Imaginem que faziam agora um filme com o Cristiano Ronaldo. Não um artsy-farty como o do Zidane ou um daqueles documentários institucionais que entopem o Netflix, mas ficção mesmo. E depois chamavam o Messi, o Zlatan e outros dos grandes nomes do futebol da actualidade para darem uma perninha. Obviamente que seria impossível, especialmente por causa do clubismo.
Mas nos Estados Unidos a coisa é diferente. Acima das rivalidades doentias e obsessivas está o entretenimento. E, por isso, é possível fazer um filme como Space Jam, que tinha como protagonista a maior estrela de todos os tempos da modalidade – Michael Jordan – e ainda se dava ao luxo de convidar mais meia-dúzia de caras famosas para maximizar o investimento (Charles Barkley, Muggsy Bogues, Pat Ewing e até Larry Bird). Era a lei do mercado a encontrar-se com o capitalismo e a terem um filho. E os consumidores a saírem a ganhar.
Space Jam foi ainda um feliz acaso dos tempos. Por um lado, transformava em longa-metragem um popular anúncio televisivo da Pepsi, que punha Michael Jordan a interagir com Bugs Bunny, na tradição do saudoso Quem Tramou Roger Rabbit?; e por outro utilizava para fins dramáticos a pausa de dois anos de His Airness no basquetebol, para ir jogar basebol, ao mesmo tempo que desviava as atenções para esse período da vida de Jordan que ninguém quer lembrar que aconteceu (até porque [teoria da conspiração] toda a gente sabe que essa pausa mais não foi que uma suspensão disfarçada da NBA, por causa das suas dívidas e adição ao jogo).

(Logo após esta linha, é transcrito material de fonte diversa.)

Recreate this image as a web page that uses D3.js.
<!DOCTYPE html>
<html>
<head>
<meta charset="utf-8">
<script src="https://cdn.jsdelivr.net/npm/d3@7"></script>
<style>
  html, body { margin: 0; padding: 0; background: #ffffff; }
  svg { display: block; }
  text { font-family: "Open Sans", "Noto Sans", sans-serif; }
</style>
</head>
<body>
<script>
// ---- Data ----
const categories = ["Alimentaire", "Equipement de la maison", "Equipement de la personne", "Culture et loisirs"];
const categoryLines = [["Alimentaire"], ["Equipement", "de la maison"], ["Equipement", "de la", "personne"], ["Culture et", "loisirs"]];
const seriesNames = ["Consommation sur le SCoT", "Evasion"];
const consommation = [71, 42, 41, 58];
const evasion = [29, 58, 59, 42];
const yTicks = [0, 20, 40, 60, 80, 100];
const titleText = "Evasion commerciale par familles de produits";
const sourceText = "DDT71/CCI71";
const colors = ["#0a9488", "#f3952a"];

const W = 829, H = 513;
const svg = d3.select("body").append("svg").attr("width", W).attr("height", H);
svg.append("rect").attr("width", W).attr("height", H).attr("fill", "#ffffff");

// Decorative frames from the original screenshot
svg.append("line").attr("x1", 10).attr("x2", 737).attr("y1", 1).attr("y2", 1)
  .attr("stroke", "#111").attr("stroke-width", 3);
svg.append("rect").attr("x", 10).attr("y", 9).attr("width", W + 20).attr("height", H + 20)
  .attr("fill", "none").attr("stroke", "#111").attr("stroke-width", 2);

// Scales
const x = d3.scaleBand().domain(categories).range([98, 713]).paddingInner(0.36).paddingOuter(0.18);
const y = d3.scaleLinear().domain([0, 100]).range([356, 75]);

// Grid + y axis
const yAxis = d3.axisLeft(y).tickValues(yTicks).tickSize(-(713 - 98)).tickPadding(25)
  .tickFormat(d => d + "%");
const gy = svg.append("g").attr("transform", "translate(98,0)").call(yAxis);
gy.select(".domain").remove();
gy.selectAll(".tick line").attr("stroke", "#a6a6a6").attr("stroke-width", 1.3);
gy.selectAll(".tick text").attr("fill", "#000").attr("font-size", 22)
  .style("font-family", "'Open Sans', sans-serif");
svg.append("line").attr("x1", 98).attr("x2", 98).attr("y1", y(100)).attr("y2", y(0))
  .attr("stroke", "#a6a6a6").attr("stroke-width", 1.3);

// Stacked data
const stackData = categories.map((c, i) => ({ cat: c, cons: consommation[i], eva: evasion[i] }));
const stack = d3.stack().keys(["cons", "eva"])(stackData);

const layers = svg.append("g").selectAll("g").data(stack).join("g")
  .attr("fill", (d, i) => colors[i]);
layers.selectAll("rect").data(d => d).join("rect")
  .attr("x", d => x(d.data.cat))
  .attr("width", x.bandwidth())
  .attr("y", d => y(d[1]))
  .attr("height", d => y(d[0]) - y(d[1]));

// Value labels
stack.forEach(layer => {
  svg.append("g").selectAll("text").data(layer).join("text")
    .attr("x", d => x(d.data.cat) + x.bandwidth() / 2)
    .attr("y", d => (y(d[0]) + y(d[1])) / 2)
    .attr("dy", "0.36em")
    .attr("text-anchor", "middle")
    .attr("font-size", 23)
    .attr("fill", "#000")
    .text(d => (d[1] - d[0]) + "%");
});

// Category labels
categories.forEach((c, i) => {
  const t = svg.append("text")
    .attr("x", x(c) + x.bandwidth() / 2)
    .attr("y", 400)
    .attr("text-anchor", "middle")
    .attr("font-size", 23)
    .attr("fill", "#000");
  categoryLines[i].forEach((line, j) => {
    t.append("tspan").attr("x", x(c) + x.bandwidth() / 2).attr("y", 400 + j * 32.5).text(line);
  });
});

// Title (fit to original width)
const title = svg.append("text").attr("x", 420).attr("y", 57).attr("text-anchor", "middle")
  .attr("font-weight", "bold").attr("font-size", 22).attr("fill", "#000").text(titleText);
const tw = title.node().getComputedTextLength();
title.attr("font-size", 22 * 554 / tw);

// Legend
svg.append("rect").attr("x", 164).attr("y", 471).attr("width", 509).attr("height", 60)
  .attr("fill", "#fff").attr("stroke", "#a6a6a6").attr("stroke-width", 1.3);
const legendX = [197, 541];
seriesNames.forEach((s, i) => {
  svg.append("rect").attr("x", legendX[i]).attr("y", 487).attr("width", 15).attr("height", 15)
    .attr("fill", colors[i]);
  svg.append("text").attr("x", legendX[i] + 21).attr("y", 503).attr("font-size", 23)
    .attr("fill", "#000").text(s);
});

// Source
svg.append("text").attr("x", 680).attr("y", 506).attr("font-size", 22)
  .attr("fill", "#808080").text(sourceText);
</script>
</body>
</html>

Esse momento em que a ficção encontra a realidade é mesmo o melhor de Space Jam. O filme começa com uma breve origem do jovem Jordan e passa rapidamente para a sua actualidade enquanto basebolista. Apesar de não particularmente bom (era mesmo muito mau), o público aplaude-o mais do que qualquer outro jogador mesmo quando falha e os colegas não param de o incentivar. He looks good in the uniform, diz um dos colegas. Yeah, you can’t teach that, responde outro.
Até que os Looney Tunes o convocam para o seu mundo, para um jogo de basquetebol decisivo, contra a equipa de um terrível capitalista (voz de Danny deVito): se este ganhar, os Looney Tunes terão que trabalhar para sempre no seu parque de diversões; se perderem, ficarão livres. Assim, Bugs Bunny e companhia recrutam Michael Jordan e os maus roubam os skills a Barkley, Ewing, Bogues, Larry Johnson e Shawn Bradley.
Space Jam é um filme para toda a família, que cruza o niilismo caótico dos Looney Tunes, introduzindo uma nova personagem (Lola Bunny, o actual interesse amoroso de Bugs Bunny) e pondo Jordan a beijar na boca Bugs Bunny, naquela que é uma das imagens de marca do coelho, com o factor uau de His Airness. Nunca há propriamente nenhum golpe de asa que torne Space Jam memorável e animação até pode não ter o nível da Disney, mas uma prova de que é um filme extremamente equilibrado é que, duas décadas depois, continua sem estar datado nem ter envelhecido nada mal.
O realizador Joe Pytka, feito nos telediscos, percebe as suas limitações e faz o que o senso-comum manda fazer: mante-lo simples e sem inventar. Chama o Wayne Knight para colar os fios todos da meada, ainda tem a sorte de poder contar com uma perninha de Bill Murray (antes do hype todo à volta de Bill Murray) e termina tudo com a imagem de marca de Michael Jordan, a voar sobre os centrais (ups, isto era o outro). E isto tudo sem lamber cus ou bajulação em demasia. Veremos se a versão com LeBron James terá o nível deste McBacon.